When I got my first ST,
religious wars waged between Atari and Amiga owners. (Might be amusing
and/or embarassing to revisit those exchanges now...) Every little detail
of the two systems was compared with fervor. Because floppy disks
were the storage medium
de rigeur at the time, (floppy) disk space
was one of those details.
Amiga systems stored roughly 880 KB on one double-density
floppy disk. Atari's TOS, however, stored only 720 KB by default.
Very soon, clever Atari programmers found that it was possible to
use 10 instead of 9 sectors per track, increasing the disk space
to roughly 800 KB.
Not bad, I thought, but I wasn't satisifed; the extra 80 KB
on the Amiga bothered me. And so I set out to learn the low-level
details of how both the Amiga and the Atari stored their data on
floppy disk.
I disassembled operating system code. I dug through system programming
manuals. I tried to understand floppy disk controller principles,
and the particulars of Western Digital's 1772 floppy disk controller
which was used in the Atari. My head was spinning.
Hyperformat was the result. By tuning the track parameters to the
maximum, it allowed the Atari to match the Amiga's capabilities -
880 KB on a standard DD floppy disk, and even more by using extra
tracks. (Most floppy disk drives allowed to store data even beyond
track 79, which was nominally the "last" track for DD disks.)

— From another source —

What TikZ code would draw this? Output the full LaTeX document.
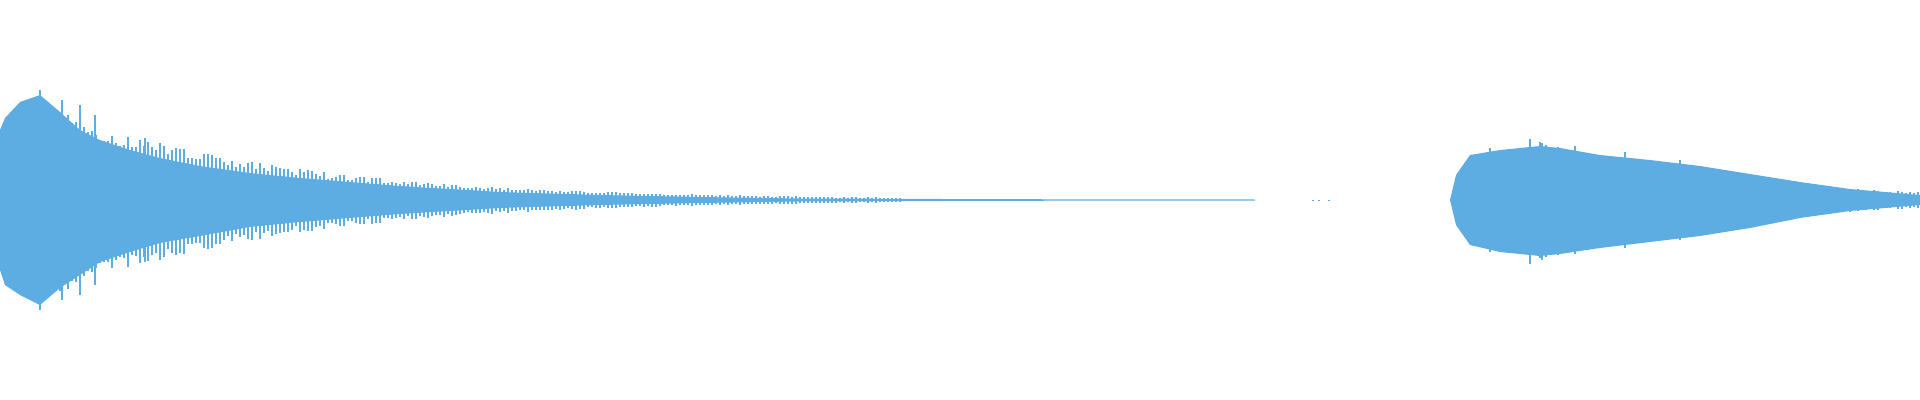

Hyperformat was indeed a real breakthrough. Other formatters came
after it, but it was this little piece of code, written entirely
in 68000 assembly language, which proved that it could be done.
I published an article on it in ST-Computer magazine; the article
turned into a a series on disk programming - and from the series,
the idea of a book came up:
Scheibenkleister.
So basically, it was the Amiga which led me into writing a book
on Atari disk and system programming. Only one of the reasons why
I still think that the Amiga was a fine system in
many respects.
An extended version of Hyperformat
was shipped with
Scheibenkleister, and later Hyperformat broke even more
records - for example, it was the first formatter which supported
overclocked FDCs and high-density disks. If you wanted to squeeze
the maximum out of your floppy disk, Hyperformat was your weapon.